The United States has endured major national challenges and low points. Think of slavery and the Civil War, the destruction of Native American tribes, the Great Depression, the internment of Japanese-Americans during the second world war and the witch-hunts of the McCarthy period.
I grew up in the era of Vietnam and Watergate. I watched a US president resign in shame, and I can clearly remember how badly tarnished Brand America was then.
But in any serious narrative, the dark chapters are merely prologue to new births of freedom, peace and prosperity. The headline of history is not that America failed, but that America finds the wherewithal to overcome evils and disasters. It will do so again.
There is no question that America today faces enormous challenges at home and abroad. But there is no reason to doubt America's innate ability to meet them. As President Obama promised in his inaugural address, "they will be met". One could almost hear the lips of millions of rapt listeners whispering to themselves, "Yes, we can".
I would venture that if Americans cannot rise to the challenges the world now faces, no other nation can. And most world opinion shares this view. Isn't this why so many people around the world were so closely watching the US election campaign last year—remember the crowds at the Brandenburg Gate—and watching Barack Obama's inauguration?

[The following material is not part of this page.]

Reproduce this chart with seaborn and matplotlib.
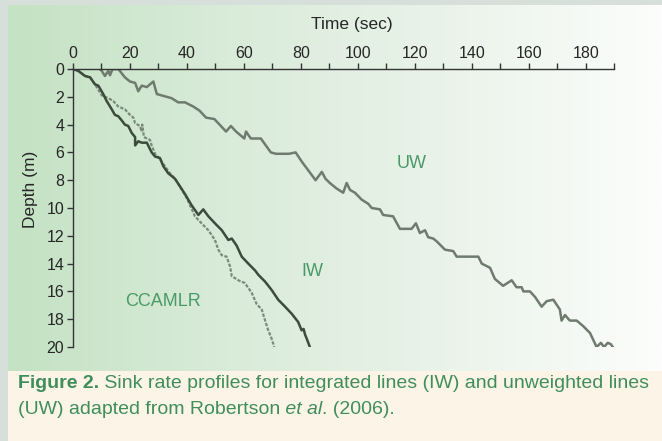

America is a country, and America is also an idea. America the country is a nation-state, with its own borders and national interests. It belongs to its citizens. But America the idea—the idea of limited government by the people, the idea of "liberty and justice for all"—belongs to every citizen of the world.
John F. Kennedy said: "Our hopes must be tempered with the caution of history—but with our hopes go the hopes of all mankind." His point adds an important psychological dimension to the notion of global interdependence with US leadership.

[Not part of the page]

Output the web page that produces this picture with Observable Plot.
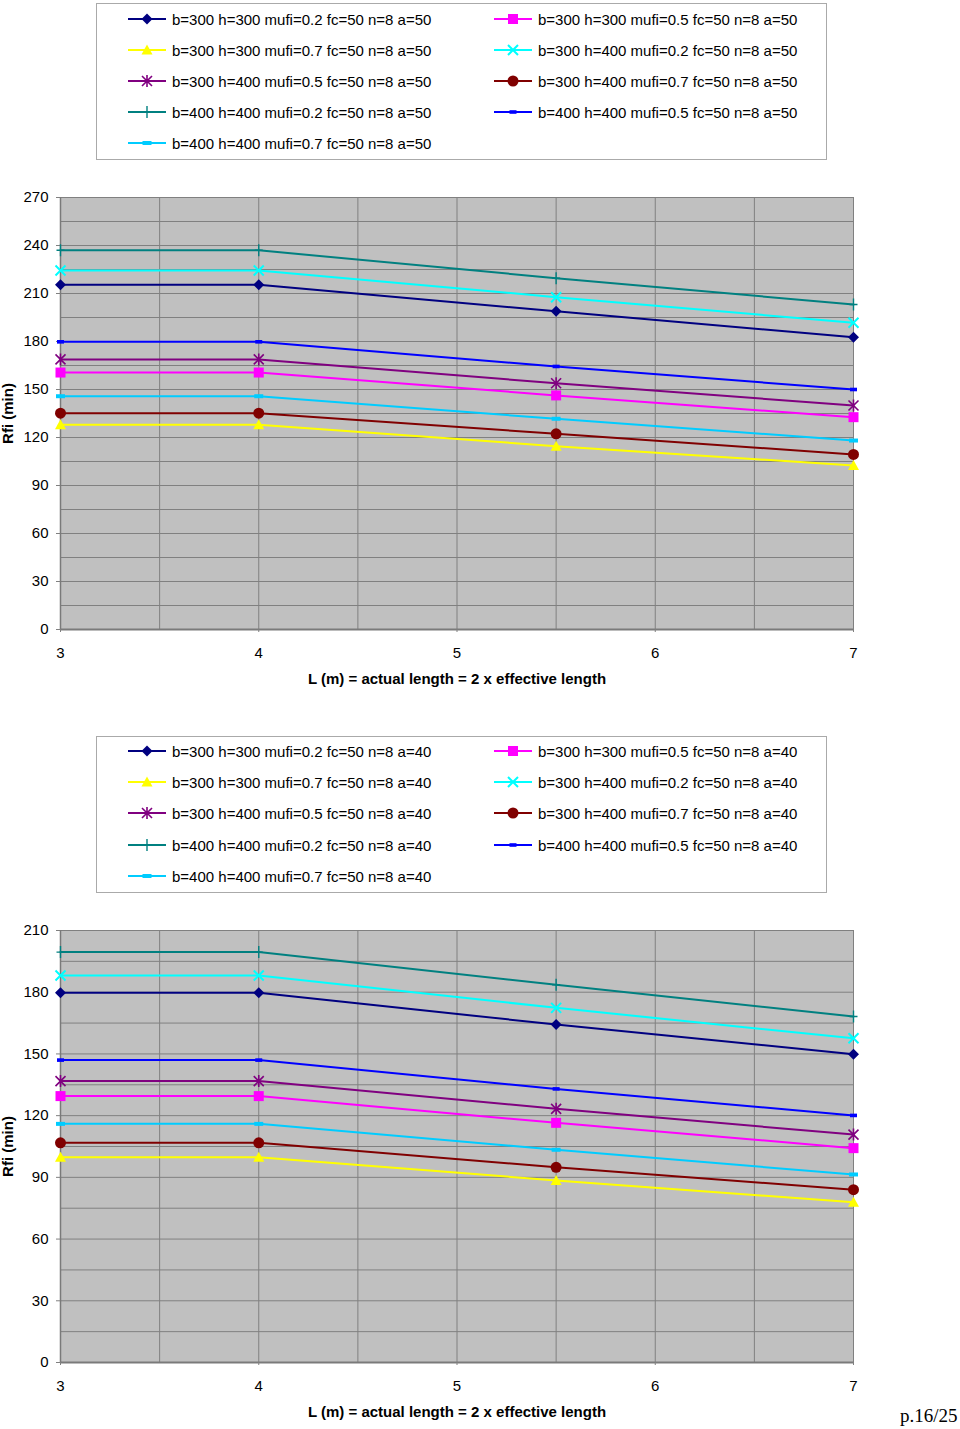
<!DOCTYPE html>
<html><head><meta charset="utf-8">
<script src="https://cdn.jsdelivr.net/npm/d3@7"></script>
<script src="https://cdn.jsdelivr.net/npm/@observablehq/plot@0.6"></script>
<style>
body{margin:0;background:#fff;font-family:"Liberation Sans",Arial,sans-serif;}
#page{position:relative;width:960px;height:1429px;overflow:hidden;background:#fff;}
.legend{position:absolute;left:96px;width:729px;height:155px;border:1px solid #aaaaaa;background:#fff;}
.item{position:absolute;height:20px;display:flex;align-items:center;font-size:15px;color:#000;white-space:nowrap;}
.item svg{margin-right:6px;}
.chart{position:absolute;left:0;}
.pg{position:absolute;left:900px;top:1405px;font-family:"Liberation Serif","Times New Roman",serif;font-size:19px;color:#000;}
</style></head>
<body><div id="page"></div>
<script>
// ---- data ----
const xValues = [3, 4, 5.5, 7];
const xTicks = [3, 4, 5, 6, 7];
const topYTicks = [0, 30, 60, 90, 120, 150, 180, 210, 240, 270];
const bottomYTicks = [0, 30, 60, 90, 120, 150, 180, 210];
const seriesBase = [
  "b=300 h=300 mufi=0.2 fc=50 n=8",
  "b=300 h=300 mufi=0.5 fc=50 n=8",
  "b=300 h=300 mufi=0.7 fc=50 n=8",
  "b=300 h=400 mufi=0.2 fc=50 n=8",
  "b=300 h=400 mufi=0.5 fc=50 n=8",
  "b=300 h=400 mufi=0.7 fc=50 n=8",
  "b=400 h=400 mufi=0.2 fc=50 n=8",
  "b=400 h=400 mufi=0.5 fc=50 n=8",
  "b=400 h=400 mufi=0.7 fc=50 n=8"
];
const seriesColors = ["#000080", "#ff00ff", "#ffff00", "#00ffff", "#800080", "#800000", "#008080", "#0000ff", "#00ccff"];
const seriesMarkers = ["diamond", "square", "triangle", "times", "star", "circle", "plus", "dash", "dashWide"];
// Rfi (min), a = 50
const topValues = [
  [215.4, 215.4, 198.9, 182.7],
  [160.6, 160.6, 146.3, 132.7],
  [127.9, 127.9, 114.6, 102.5],
  [224.4, 224.4, 207.7, 191.7],
  [168.8, 168.8, 153.9, 140.0],
  [135.2, 135.2, 122.3, 109.4],
  [237.0, 237.0, 219.6, 203.1],
  [179.8, 179.8, 164.4, 150.0],
  [145.8, 145.8, 131.7, 118.1]
];
// Rfi (min), a = 40
const bottomValues = [
  [179.7, 179.7, 164.3, 149.9],
  [129.5, 129.5, 116.5, 104.2],
  [99.8, 99.8, 88.5, 77.9],
  [188.1, 188.1, 172.4, 157.6],
  [136.8, 136.8, 123.3, 110.8],
  [106.8, 106.8, 94.9, 84.0],
  [199.5, 199.5, 183.6, 168.2],
  [147.0, 147.0, 133.0, 120.1],
  [116.0, 116.0, 103.4, 91.4]
];
const xTitle = "L (m) = actual length = 2 x effective length";
const yTitle = "Rfi (min)";

// ---- symbols ----
const SYM = {
  diamond: {draw(c){c.moveTo(0,-5.5);c.lineTo(5.5,0);c.lineTo(0,5.5);c.lineTo(-5.5,0);c.closePath();}, fill:true},
  square: {draw(c){c.rect(-5,-5,10,10);}, fill:true},
  triangle: {draw(c){c.moveTo(0,-5.5);c.lineTo(5.5,4.5);c.lineTo(-5.5,4.5);c.closePath();}, fill:true},
  times: {draw(c){c.moveTo(-5,-5);c.lineTo(5,5);c.moveTo(5,-5);c.lineTo(-5,5);}, fill:false, sw:2},
  star: {draw(c){c.moveTo(-5,-5);c.lineTo(5,5);c.moveTo(5,-5);c.lineTo(-5,5);c.moveTo(0,-6);c.lineTo(0,6);}, fill:false, sw:1.6},
  circle: {draw(c){c.moveTo(5.5,0);c.arc(0,0,5.5,0,2*Math.PI);}, fill:true},
  plus: {draw(c){c.moveTo(0,-6);c.lineTo(0,6);c.moveTo(-4,0);c.lineTo(4,0);}, fill:false, sw:1.4},
  dash: {draw(c){c.rect(-3.5,-1.8,7,3.6);}, fill:true},
  dashWide: {draw(c){c.rect(-4.5,-2,9,4);}, fill:true}
};

const page = document.getElementById("page");

function legend(top, suffix, rowY) {
  const box = document.createElement("div");
  box.className = "legend";
  box.style.top = top + "px";
  seriesBase.forEach((name, i) => {
    const col = i % 2, row = Math.floor(i / 2);
    const it = document.createElement("div");
    it.className = "item";
    it.style.left = (col === 0 ? 31 : 397) + "px";
    it.style.top = rowY[row] + "px";
    const s = SYM[seriesMarkers[i]];
    const path = d3.symbol().type(s)();
    const col_ = seriesColors[i];
    it.innerHTML = `<svg width="38" height="16"><line x1="0" x2="38" y1="8" y2="8" stroke="${col_}" stroke-width="2"/>` +
      `<path transform="translate(19,8)" d="${path}" fill="${s.fill ? col_ : "none"}" stroke="${s.fill ? "none" : col_}" stroke-width="${s.sw || 1}"/></svg>` +
      `<span>${name} ${suffix}</span>`;
    box.appendChild(it);
  });
  page.appendChild(box);
}

function chart(top, values, yTicks, yMax) {
  const marks = [
    Plot.frame({fill: "#c0c0c0", stroke: "#808080"}),
    Plot.gridY(d3.range(15, yMax, 15), {stroke: "#808080", strokeOpacity: 1, strokeWidth: 1}),
    Plot.gridX([3.5, 4, 4.5, 5, 5.5, 6, 6.5], {stroke: "#808080", strokeOpacity: 1, strokeWidth: 1}),
    Plot.ruleY([0], {stroke: "#7a7a7a", strokeWidth: 2}),
    Plot.ruleX([3], {stroke: "#7a7a7a", strokeWidth: 1.5}),
    Plot.axisX({ticks: xTicks, tickSize: 3, tickPadding: 15, label: null, fontSize: 15, stroke: "#808080", tickFormat: d => String(d)}),
    Plot.axisY({ticks: yTicks, tickSize: 4, tickPadding: 8, label: null, fontSize: 15, stroke: "#808080", tickFormat: d => String(d)}),
    Plot.text([xTitle], {frameAnchor: "bottom", dy: 54, fontWeight: "bold", fontSize: 15}),
    Plot.text([yTitle], {frameAnchor: "left", textAnchor: "middle", dx: -52, rotate: -90, fontWeight: "bold", fontSize: 15})
  ];
  values.forEach((vals, i) => {
    const rows = xValues.map((x, j) => ({x, y: vals[j]}));
    marks.push(Plot.line(rows, {x: "x", y: "y", stroke: seriesColors[i], strokeWidth: 2}));
    const s = SYM[seriesMarkers[i]];
    marks.push(Plot.dot(rows, {x: "x", y: "y", symbol: s, r: 5,
      fill: s.fill ? seriesColors[i] : "none",
      stroke: s.fill ? "none" : seriesColors[i],
      strokeWidth: s.sw || 1}));
  });
  const svg = Plot.plot({
    width: 960, height: 530,
    marginLeft: 60, marginRight: 107, marginTop: 27, marginBottom: 71,
    x: {domain: [3, 7]},
    y: {domain: [0, yMax]},
    style: {fontFamily: "'Liberation Sans', Arial, sans-serif", fontSize: "15px", color: "#000", background: "transparent", overflow: "visible"},
    marks
  });
  const wrap = document.createElement("div");
  wrap.className = "chart";
  wrap.style.top = top + "px";
  wrap.appendChild(svg);
  page.appendChild(wrap);
}

legend(3, "a=50", [5, 36, 67, 98, 129]);
chart(170, topValues, topYTicks, 270);
legend(736, "a=40", [4, 35, 66, 98, 129]);
chart(903, bottomValues, bottomYTicks, 210);

const pg = document.createElement("div");
pg.className = "pg";
pg.textContent = "p.16/25";
page.appendChild(pg);
</script>
</body></html>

We are talking about eternal aspirations that belong to humankind. Americans have no moral superiority over other peoples. America has no monopoly on hopes and dreams, but in our time this country seems specially positioned and called upon to lead the way.

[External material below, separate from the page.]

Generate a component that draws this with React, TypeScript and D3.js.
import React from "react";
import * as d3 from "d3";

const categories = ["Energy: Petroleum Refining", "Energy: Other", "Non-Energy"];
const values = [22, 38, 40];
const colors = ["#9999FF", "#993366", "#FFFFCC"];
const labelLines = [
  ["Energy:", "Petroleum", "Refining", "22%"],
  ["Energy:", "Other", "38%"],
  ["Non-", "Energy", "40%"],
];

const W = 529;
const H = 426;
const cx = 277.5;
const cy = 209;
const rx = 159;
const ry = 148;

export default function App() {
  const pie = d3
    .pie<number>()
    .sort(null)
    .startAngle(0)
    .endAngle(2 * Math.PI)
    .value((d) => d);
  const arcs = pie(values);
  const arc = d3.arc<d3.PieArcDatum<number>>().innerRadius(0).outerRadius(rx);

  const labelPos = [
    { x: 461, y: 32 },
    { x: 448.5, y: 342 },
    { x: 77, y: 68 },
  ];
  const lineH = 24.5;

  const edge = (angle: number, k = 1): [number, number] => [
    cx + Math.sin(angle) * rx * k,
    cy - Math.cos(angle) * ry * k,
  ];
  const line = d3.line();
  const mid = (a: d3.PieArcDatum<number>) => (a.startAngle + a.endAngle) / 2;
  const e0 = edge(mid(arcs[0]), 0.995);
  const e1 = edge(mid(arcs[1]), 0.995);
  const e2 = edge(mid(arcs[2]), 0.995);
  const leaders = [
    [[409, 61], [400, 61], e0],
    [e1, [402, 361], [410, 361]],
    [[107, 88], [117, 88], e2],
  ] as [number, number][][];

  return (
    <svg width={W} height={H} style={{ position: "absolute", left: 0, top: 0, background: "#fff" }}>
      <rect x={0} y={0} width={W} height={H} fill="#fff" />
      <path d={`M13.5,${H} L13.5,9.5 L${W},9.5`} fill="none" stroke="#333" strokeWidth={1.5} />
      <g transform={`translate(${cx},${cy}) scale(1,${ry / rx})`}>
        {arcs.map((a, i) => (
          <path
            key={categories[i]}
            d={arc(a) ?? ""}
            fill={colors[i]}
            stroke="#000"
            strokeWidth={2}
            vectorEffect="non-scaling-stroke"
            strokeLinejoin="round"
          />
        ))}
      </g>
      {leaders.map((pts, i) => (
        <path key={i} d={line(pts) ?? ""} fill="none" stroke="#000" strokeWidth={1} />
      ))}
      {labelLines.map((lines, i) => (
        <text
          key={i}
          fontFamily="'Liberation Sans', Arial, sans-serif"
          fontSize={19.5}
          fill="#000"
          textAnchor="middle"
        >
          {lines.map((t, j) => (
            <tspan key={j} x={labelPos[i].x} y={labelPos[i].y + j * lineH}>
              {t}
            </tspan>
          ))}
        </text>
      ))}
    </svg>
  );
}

Immigrants have come to America's shores for centuries and become Americans. But you need not be an American, immigrant or native-born, to share the American idea.
America the country may at times fall short of America the idea, but the big idea lives on, and the big country eventually catches up.
To repeat: America is not perfect. As a nation, we are proud, and at times arrogant. As a people, we are diverse, at times incoherent. We are dynamic, at times excessively so. The United States is a big country, and it can make big mistakes.
So, what then accounts for the undeniable resilience of Brand America? It is simply this: America does not fear change.
America's brand is change. In so many countries and in so many cultures, the governing instinct is to deny mistakes, to hide errors and to suppress dissent, in the name of order, tradition or some ideology.
Yet American culture has embraced the opposite view. It demands transparency, encourages criticism and asks us to come to grips with our own mistakes. It can be a messy, unflattering and difficult process. There is nothing automatic about success. It all depends on the unfettered voice of the people and the undaunted will of individuals to do better.
This capacity for change and reinvention is quintessentially American. Largely self-made throughout their history, Americans know how to make and re-make themselves. They are builders, as Whitman said.
Kennedy said in his famous 1963 speech, "Peace is a process, a way of doing things." His words well describe the nature of the American idea: it is a process, a way of doing things. America is in motion. America the idea is a journey to the future, not a final destination or a resting place.
America is often considered an adolescent republic compared with the wise countries of the Old World, such as the mature social-democratic countries of the European Union, or China in its latest incarnation as an authoritarian emerging market, to take two examples.
America is indeed relatively young. And the American way of life is in many ways adolescent: boisterous, impatient and wasteful. Yet, in the broader perspective, American democracy is wise beyond its years:
"The quality and spirit of our own society," said Kennedy, "must justify and support our efforts abroad." In other words, change begins at home. As he said, "[We] should begin by looking inward."
Last year, a clear majority of Americans looked inward and implicitly agreed with many of the concerns about their country's direction voiced worldwide.
On election day 2008, Americans chose between Achilles and Odysseus: between John McCain, who spoke a great deal of the long wars ahead, and Barack Obama, who promised a journey homeward to America's founding ideals. The people's choice has been greeted with hope and expectation around the world.
Electing Barack Obama, the brilliant son of a black African and a white American, is a sign not of fear or anxiety about the United States, but of confidence in America's inner strength and the fundamental health of the American model. What could be a more decisive first step in yet another journey of national renewal?
Again, Whitman: "The Republic is ever constructive and ever keeps vista".
President Obama knows that we must rebuild America's credibility and that the country must demonstrate through deeds that it can make good on the American idea for a new generation both at home and abroad.
Millions and millions of people around the world seem to be looking to America to lead the way out of this time of global peril, economic, security, environmental. They would appear to believe that America can and will regain its shine, for its own sake and for theirs. They would be right.